===== The input

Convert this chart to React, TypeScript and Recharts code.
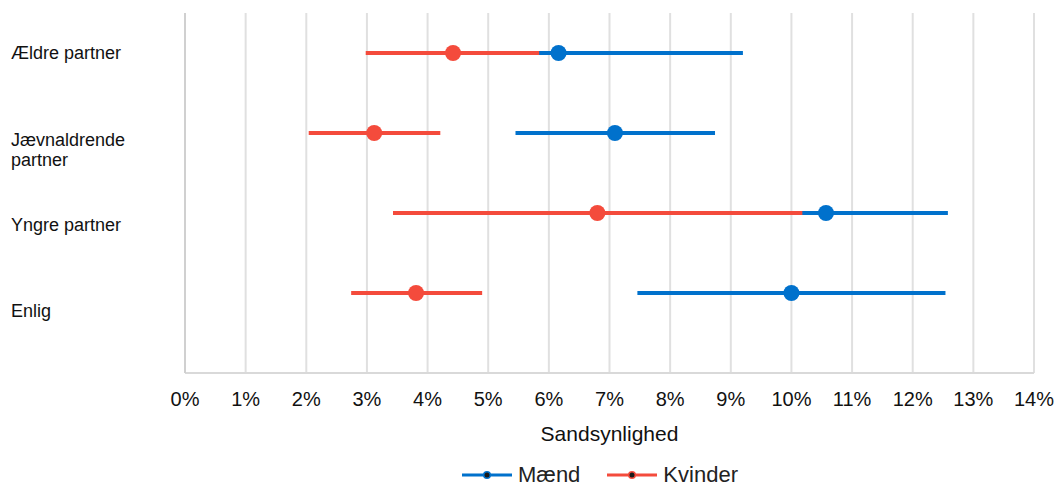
import { ScatterChart, Scatter, XAxis, YAxis, CartesianGrid, ErrorBar } from 'recharts';

const CATEGORIES = ['Ældre partner', 'Jævnaldrende partner', 'Yngre partner', 'Enlig'];
const POSITIONS = [4, 3, 2, 1];

const MAEND_EST = [6.16, 7.09, 10.57, 10.0];
const MAEND_LOW = [3.2, 5.45, 8.53, 7.46];
const MAEND_HIGH = [9.2, 8.74, 12.58, 12.54];

const KVINDER_EST = [4.42, 3.12, 6.8, 3.81];
const KVINDER_LOW = [2.98, 2.04, 3.43, 2.74];
const KVINDER_HIGH = [5.84, 4.21, 10.18, 4.9];

const X_TICKS = [0, 1, 2, 3, 4, 5, 6, 7, 8, 9, 10, 11, 12, 13, 14];

const BLUE = '#0071CC';
const RED = '#F44B3C';
const FONT = 'Liberation Sans, Arial, sans-serif';

// label nudges relative to the dot row (styling only)
const LABEL_LINES: Record<string, string[]> = {
  'Ældre partner': ['Ældre partner'],
  'Jævnaldrende partner': ['Jævnaldrende', 'partner'],
  'Yngre partner': ['Yngre partner'],
  Enlig: ['Enlig'],
};
const LABEL_DY = [0, 7, 12, 18];

const build = (est: number[], low: number[], high: number[]) =>
  CATEGORIES.map((name, i) => ({
    name,
    x: est[i],
    y: POSITIONS[i],
    err: [est[i] - low[i], high[i] - est[i]],
  }));

const maendData = build(MAEND_EST, MAEND_LOW, MAEND_HIGH);
const kvinderData = build(KVINDER_EST, KVINDER_LOW, KVINDER_HIGH);

const YTick = (props: any) => {
  const { y, payload } = props;
  const idx = POSITIONS.indexOf(payload.value);
  if (idx < 0) return null;
  const lines = LABEL_LINES[CATEGORIES[idx]];
  return (
    <text x={11} y={y + LABEL_DY[idx]} fontSize={18} fontFamily={FONT} fill="#111" dominantBaseline="central">
      {lines.map((l, k) => (
        <tspan key={k} x={11} dy={k === 0 ? 0 : 20}>
          {l}
        </tspan>
      ))}
    </text>
  );
};

const Dot = (color: string) => (props: any) => {
  const { cx, cy } = props;
  return <circle cx={cx} cy={cy} r={8} fill={color} />;
};

const LegendBox = () => {
  const items = [
    { label: 'Mænd', color: BLUE },
    { label: 'Kvinder', color: RED },
  ];
  return (
    <div
      style={{
        position: 'absolute',
        top: 462,
        left: 462,
        display: 'flex',
        fontFamily: FONT,
        fontSize: 22,
        color: '#222',
      }}
    >
      {items.map((it) => (
        <div key={it.label} style={{ display: 'flex', alignItems: 'center', marginRight: 27 }}>
          <svg width={50} height={12} style={{ marginRight: 6 }}>
            <line x1={0} y1={6} x2={50} y2={6} stroke={it.color} strokeWidth={3} />
            <circle cx={25} cy={6} r={4} fill={it.color} />
            <circle cx={25} cy={6} r={2.5} fill="#1a1a1a" />
          </svg>
          <span>{it.label}</span>
        </div>
      ))}
    </div>
  );
};

export default function App() {
  document.body.style.margin = '0';
  return (
    <div style={{ position: 'relative', width: 1059, height: 485, background: '#fff' }}>
      <ScatterChart width={1059} height={485} margin={{ top: 13, right: 25, bottom: 0, left: 10 }}>
        <CartesianGrid vertical horizontal={false} stroke="#e0e0e0" strokeWidth={2} />
        <XAxis
          type="number"
          dataKey="x"
          domain={[0, 14]}
          ticks={X_TICKS}
          allowDataOverflow
          tickFormatter={(v) => `${v}%`}
          tickLine={false}
          axisLine={{ stroke: '#d9d9d9', strokeWidth: 2 }}
          tick={{ fontSize: 20, fontFamily: FONT, fill: '#111' }}
          tickMargin={13}
          label={{ value: 'Sandsynlighed', position: 'insideBottom', offset: 44, fontSize: 21, fontFamily: FONT, fill: '#111' }}
          height={112}
        />
        <YAxis
          type="number"
          dataKey="y"
          domain={[0, 4.5]}
          ticks={POSITIONS}
          allowDataOverflow
          axisLine={{ stroke: '#d0d0d0', strokeWidth: 2 }}
          tickLine={false}
          tick={<YTick />}
          width={175}
        />
        <Scatter name="Mænd" data={maendData} fill={BLUE} shape={Dot(BLUE)} isAnimationActive={false}>
          <ErrorBar dataKey="err" direction="x" width={0} stroke={BLUE} strokeWidth={4} />
        </Scatter>
        <Scatter name="Kvinder" data={kvinderData} fill={RED} shape={Dot(RED)} isAnimationActive={false}>
          <ErrorBar dataKey="err" direction="x" width={0} stroke={RED} strokeWidth={4} />
        </Scatter>
      </ScatterChart>
      <LegendBox />
    </div>
  );
}
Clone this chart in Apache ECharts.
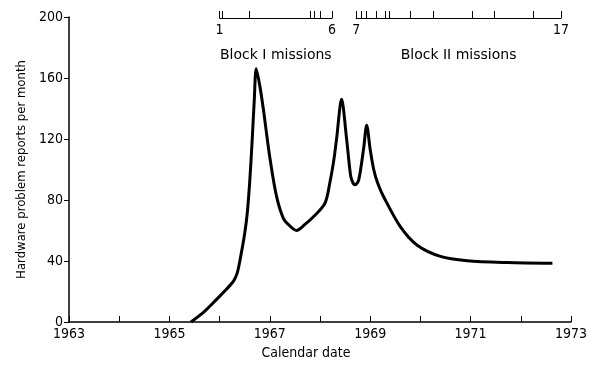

==========

- **Direction**: Make an exact copy of the lines from the top of the material through the line with "build(KVINDER_EST, KVINDER_LOW, KVINDER_HIGH);", pictures excluded.

- **In response**:
Convert this chart to React, TypeScript and Recharts code.
import { ScatterChart, Scatter, XAxis, YAxis, CartesianGrid, ErrorBar } from 'recharts';

const CATEGORIES = ['Ældre partner', 'Jævnaldrende partner', 'Yngre partner', 'Enlig'];
const POSITIONS = [4, 3, 2, 1];

const MAEND_EST = [6.16, 7.09, 10.57, 10.0];
const MAEND_LOW = [3.2, 5.45, 8.53, 7.46];
const MAEND_HIGH = [9.2, 8.74, 12.58, 12.54];

const KVINDER_EST = [4.42, 3.12, 6.8, 3.81];
const KVINDER_LOW = [2.98, 2.04, 3.43, 2.74];
const KVINDER_HIGH = [5.84, 4.21, 10.18, 4.9];

const X_TICKS = [0, 1, 2, 3, 4, 5, 6, 7, 8, 9, 10, 11, 12, 13, 14];

const BLUE = '#0071CC';
const RED = '#F44B3C';
const FONT = 'Liberation Sans, Arial, sans-serif';

// label nudges relative to the dot row (styling only)
const LABEL_LINES: Record<string, string[]> = {
  'Ældre partner': ['Ældre partner'],
  'Jævnaldrende partner': ['Jævnaldrende', 'partner'],
  'Yngre partner': ['Yngre partner'],
  Enlig: ['Enlig'],
};
const LABEL_DY = [0, 7, 12, 18];

const build = (est: number[], low: number[], high: number[]) =>
  CATEGORIES.map((name, i) => ({
    name,
    x: est[i],
    y: POSITIONS[i],
    err: [est[i] - low[i], high[i] - est[i]],
  }));

const maendData = build(MAEND_EST, MAEND_LOW, MAEND_HIGH);
const kvinderData = build(KVINDER_EST, KVINDER_LOW, KVINDER_HIGH);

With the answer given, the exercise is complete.